**Short exercise**
In the listing below, find every line containing "matplotlib" and copy it out.

**Data lines**
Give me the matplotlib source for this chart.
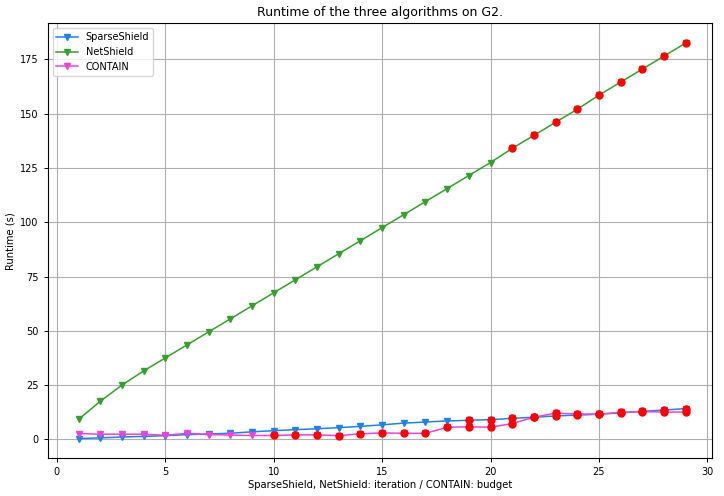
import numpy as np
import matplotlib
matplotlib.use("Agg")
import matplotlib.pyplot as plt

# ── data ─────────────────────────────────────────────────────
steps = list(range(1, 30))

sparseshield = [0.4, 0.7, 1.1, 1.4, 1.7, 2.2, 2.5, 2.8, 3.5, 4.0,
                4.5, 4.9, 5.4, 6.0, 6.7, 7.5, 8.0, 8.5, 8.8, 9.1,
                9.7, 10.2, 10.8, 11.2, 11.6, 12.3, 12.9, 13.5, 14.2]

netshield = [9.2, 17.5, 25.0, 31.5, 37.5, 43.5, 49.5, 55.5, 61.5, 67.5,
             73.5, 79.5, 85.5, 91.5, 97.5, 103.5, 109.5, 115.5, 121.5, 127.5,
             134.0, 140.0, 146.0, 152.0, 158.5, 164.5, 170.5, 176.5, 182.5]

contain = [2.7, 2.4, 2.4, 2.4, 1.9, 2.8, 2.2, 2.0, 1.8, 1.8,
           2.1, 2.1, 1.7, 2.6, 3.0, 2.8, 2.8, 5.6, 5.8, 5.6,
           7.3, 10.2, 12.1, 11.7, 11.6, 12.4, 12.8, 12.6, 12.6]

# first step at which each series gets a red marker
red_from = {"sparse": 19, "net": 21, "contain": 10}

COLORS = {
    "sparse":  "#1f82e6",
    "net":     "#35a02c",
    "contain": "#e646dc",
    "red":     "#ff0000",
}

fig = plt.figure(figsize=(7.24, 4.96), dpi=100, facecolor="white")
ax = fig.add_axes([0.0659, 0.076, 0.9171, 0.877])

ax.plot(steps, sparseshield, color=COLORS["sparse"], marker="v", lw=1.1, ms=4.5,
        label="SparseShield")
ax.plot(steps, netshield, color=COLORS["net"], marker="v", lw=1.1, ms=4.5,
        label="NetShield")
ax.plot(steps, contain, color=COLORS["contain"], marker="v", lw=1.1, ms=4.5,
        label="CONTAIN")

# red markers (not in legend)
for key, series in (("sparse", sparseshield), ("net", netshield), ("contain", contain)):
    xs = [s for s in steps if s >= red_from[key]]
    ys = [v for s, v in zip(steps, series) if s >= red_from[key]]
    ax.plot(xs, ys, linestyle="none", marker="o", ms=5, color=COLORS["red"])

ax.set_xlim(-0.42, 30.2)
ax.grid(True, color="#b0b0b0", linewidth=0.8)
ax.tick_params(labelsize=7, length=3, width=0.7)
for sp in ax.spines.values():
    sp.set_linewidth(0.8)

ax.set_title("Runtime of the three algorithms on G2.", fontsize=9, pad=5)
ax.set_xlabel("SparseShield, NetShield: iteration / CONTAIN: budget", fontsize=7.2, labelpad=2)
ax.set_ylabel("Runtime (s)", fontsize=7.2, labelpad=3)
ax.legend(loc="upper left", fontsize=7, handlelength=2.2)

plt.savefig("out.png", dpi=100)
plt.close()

**Answer to the task**
Give me the matplotlib source for this chart.
import matplotlib
matplotlib.use("Agg")
import matplotlib.pyplot as plt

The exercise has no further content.